- _Task goal_
Pull each line containing "size" out of the data and copy it.

- _Information shown_

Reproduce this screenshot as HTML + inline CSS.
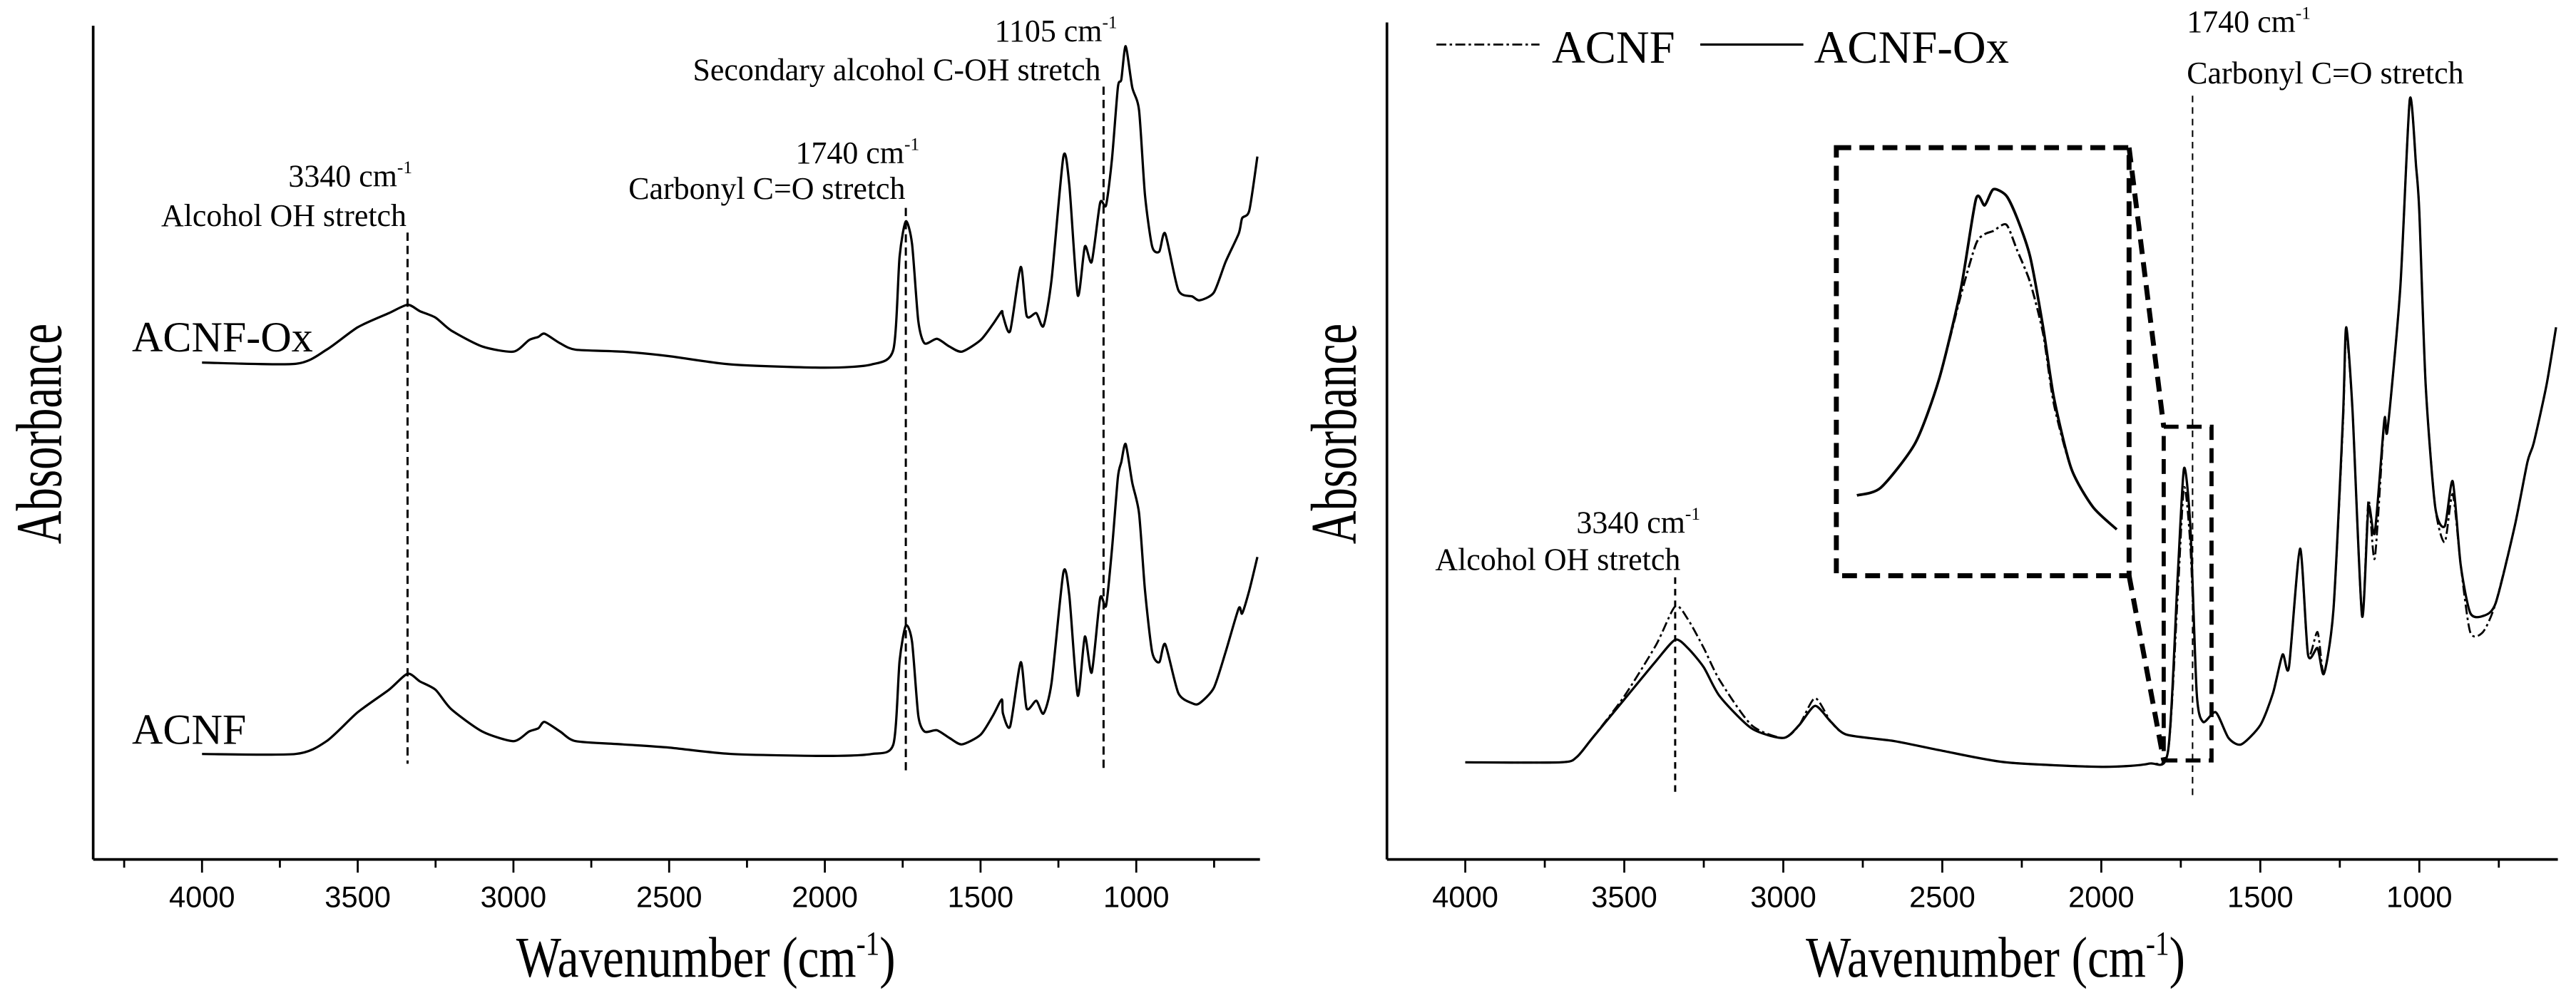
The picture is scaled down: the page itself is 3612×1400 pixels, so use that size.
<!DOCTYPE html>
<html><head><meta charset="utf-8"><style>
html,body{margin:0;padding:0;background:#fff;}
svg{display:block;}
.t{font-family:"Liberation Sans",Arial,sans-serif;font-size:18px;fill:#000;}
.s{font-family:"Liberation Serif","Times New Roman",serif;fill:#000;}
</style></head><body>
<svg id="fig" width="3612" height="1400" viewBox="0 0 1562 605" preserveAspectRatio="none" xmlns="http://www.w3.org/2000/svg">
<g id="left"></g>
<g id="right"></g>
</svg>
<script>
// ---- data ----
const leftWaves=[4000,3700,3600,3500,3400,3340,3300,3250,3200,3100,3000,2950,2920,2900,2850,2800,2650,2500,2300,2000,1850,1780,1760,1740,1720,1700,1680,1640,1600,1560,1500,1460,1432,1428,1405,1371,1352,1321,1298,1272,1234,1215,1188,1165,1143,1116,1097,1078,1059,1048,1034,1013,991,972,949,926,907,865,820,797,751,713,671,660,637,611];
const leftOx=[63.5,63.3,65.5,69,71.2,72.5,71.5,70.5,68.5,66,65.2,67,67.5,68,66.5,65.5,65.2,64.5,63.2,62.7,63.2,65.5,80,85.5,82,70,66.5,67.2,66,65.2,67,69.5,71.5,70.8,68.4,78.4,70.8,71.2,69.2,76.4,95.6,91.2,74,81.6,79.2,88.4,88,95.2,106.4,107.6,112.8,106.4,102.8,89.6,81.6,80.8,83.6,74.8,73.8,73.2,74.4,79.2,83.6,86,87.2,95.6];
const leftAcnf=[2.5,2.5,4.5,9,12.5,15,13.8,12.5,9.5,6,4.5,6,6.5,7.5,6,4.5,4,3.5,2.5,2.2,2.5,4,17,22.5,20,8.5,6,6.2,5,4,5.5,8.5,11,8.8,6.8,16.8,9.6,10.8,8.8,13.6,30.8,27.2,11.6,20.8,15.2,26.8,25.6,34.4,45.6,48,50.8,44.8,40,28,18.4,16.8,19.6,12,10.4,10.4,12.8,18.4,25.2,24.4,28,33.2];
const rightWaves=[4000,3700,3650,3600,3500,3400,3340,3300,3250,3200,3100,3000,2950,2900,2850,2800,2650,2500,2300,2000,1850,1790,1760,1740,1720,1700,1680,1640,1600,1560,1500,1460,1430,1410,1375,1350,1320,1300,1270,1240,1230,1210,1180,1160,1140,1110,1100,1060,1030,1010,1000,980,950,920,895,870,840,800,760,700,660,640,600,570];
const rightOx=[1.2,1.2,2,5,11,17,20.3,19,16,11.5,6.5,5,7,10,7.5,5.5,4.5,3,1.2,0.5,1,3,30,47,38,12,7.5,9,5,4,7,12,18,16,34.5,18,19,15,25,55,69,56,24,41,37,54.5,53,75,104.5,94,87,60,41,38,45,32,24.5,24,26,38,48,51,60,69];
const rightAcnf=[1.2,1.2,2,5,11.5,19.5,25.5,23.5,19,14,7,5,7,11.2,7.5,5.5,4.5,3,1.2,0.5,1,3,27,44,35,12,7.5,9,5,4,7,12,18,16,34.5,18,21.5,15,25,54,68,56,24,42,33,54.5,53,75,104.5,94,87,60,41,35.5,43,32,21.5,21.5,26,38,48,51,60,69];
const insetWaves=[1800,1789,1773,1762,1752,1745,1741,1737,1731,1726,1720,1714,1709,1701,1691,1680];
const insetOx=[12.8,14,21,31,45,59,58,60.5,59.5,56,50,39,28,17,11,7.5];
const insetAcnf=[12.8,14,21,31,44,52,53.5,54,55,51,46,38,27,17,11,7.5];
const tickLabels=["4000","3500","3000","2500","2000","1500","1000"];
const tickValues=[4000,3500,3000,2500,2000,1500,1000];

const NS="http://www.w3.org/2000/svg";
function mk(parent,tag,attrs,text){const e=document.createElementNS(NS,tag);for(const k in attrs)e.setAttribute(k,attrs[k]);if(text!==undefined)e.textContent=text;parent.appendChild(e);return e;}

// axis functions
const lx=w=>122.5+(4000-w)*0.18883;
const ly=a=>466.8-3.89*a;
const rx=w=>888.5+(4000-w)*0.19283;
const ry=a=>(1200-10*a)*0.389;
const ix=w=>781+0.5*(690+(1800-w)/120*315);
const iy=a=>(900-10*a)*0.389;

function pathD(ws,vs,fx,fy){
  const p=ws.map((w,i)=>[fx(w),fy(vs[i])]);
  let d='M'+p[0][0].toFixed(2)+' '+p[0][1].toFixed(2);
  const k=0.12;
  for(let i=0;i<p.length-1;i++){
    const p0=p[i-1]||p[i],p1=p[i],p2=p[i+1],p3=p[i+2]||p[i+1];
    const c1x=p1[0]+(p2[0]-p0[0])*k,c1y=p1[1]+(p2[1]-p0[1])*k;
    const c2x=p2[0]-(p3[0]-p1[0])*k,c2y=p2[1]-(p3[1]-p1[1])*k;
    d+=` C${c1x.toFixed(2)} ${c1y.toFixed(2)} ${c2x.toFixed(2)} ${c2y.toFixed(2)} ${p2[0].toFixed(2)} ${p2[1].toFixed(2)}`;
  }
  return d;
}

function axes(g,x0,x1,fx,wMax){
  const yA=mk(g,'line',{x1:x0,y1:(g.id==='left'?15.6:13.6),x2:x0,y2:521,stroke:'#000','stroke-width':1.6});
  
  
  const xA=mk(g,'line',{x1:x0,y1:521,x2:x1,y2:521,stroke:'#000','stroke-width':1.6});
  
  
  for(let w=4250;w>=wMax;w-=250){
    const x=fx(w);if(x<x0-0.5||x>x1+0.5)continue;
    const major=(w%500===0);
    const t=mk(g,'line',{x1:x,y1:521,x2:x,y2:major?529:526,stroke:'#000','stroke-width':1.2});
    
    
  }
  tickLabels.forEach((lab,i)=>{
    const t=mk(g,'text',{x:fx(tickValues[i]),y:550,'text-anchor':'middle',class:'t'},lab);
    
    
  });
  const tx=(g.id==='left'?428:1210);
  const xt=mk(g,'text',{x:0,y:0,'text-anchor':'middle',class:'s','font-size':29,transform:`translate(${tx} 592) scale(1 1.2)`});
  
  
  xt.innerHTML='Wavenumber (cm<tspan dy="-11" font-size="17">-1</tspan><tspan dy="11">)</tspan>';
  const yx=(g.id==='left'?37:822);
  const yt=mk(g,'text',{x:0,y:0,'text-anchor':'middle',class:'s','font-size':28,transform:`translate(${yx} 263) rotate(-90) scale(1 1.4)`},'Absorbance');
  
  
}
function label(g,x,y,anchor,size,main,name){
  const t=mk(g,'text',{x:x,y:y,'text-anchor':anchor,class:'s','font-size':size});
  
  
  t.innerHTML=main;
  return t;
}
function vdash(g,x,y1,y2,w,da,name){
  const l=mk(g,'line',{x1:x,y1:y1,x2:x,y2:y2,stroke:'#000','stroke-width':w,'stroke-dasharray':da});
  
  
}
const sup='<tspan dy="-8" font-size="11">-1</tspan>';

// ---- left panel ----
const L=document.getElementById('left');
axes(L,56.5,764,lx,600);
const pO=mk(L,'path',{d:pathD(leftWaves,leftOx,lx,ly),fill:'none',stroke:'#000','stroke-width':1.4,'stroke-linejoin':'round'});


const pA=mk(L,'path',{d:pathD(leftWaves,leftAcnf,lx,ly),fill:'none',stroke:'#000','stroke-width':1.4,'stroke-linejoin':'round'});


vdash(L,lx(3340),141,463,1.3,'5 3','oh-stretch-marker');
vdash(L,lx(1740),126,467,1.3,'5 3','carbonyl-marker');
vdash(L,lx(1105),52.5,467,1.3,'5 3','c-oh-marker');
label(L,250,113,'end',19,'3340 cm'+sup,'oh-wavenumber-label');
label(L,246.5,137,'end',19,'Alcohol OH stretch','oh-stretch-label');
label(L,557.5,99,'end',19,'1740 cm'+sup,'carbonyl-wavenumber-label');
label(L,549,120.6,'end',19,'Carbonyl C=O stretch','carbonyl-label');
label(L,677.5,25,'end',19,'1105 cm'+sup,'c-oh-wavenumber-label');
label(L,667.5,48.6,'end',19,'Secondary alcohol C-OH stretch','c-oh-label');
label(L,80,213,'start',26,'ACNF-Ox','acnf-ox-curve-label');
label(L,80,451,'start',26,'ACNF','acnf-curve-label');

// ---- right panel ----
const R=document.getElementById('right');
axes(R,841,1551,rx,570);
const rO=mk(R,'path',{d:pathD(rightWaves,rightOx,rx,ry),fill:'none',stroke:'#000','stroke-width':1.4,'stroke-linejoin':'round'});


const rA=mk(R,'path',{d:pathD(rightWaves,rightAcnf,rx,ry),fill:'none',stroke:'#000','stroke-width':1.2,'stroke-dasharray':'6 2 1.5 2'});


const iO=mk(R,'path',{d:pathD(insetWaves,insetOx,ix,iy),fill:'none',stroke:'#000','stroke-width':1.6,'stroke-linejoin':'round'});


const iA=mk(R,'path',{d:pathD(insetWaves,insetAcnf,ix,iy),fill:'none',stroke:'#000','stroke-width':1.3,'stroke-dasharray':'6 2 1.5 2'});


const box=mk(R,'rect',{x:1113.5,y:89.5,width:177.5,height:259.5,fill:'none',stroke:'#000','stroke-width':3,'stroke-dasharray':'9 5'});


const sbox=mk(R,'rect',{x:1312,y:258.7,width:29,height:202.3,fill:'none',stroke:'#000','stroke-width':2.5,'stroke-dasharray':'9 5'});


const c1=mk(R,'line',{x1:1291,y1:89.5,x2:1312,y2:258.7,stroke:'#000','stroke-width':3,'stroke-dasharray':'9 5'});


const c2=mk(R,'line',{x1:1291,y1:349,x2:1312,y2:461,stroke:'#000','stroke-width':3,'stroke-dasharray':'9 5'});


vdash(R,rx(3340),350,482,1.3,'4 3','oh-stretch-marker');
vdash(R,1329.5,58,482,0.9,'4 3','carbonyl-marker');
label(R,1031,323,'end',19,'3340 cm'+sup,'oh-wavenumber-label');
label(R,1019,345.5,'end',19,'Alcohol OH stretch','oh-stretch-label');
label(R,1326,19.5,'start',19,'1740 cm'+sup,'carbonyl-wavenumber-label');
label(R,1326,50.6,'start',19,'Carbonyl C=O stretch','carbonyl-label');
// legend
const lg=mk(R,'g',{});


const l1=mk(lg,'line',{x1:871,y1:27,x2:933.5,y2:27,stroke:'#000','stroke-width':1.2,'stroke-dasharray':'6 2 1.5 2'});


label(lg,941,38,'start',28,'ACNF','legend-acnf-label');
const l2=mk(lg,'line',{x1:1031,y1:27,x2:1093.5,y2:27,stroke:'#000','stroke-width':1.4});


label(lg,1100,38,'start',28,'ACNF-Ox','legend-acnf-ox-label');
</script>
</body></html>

- _Solution to the problem_
The picture is scaled down: the page itself is 3612×1400 pixels, so use that size.
.t{font-family:"Liberation Sans",Arial,sans-serif;font-size:18px;fill:#000;}
  const xt=mk(g,'text',{x:0,y:0,'text-anchor':'middle',class:'s','font-size':29,transform:`translate(${tx} 592) scale(1 1.2)`});
  xt.innerHTML='Wavenumber (cm<tspan dy="-11" font-size="17">-1</tspan><tspan dy="11">)</tspan>';
  const yt=mk(g,'text',{x:0,y:0,'text-anchor':'middle',class:'s','font-size':28,transform:`translate(${yx} 263) rotate(-90) scale(1 1.4)`},'Absorbance');
function label(g,x,y,anchor,size,main,name){
  const t=mk(g,'text',{x:x,y:y,'text-anchor':anchor,class:'s','font-size':size});
const sup='<tspan dy="-8" font-size="11">-1</tspan>';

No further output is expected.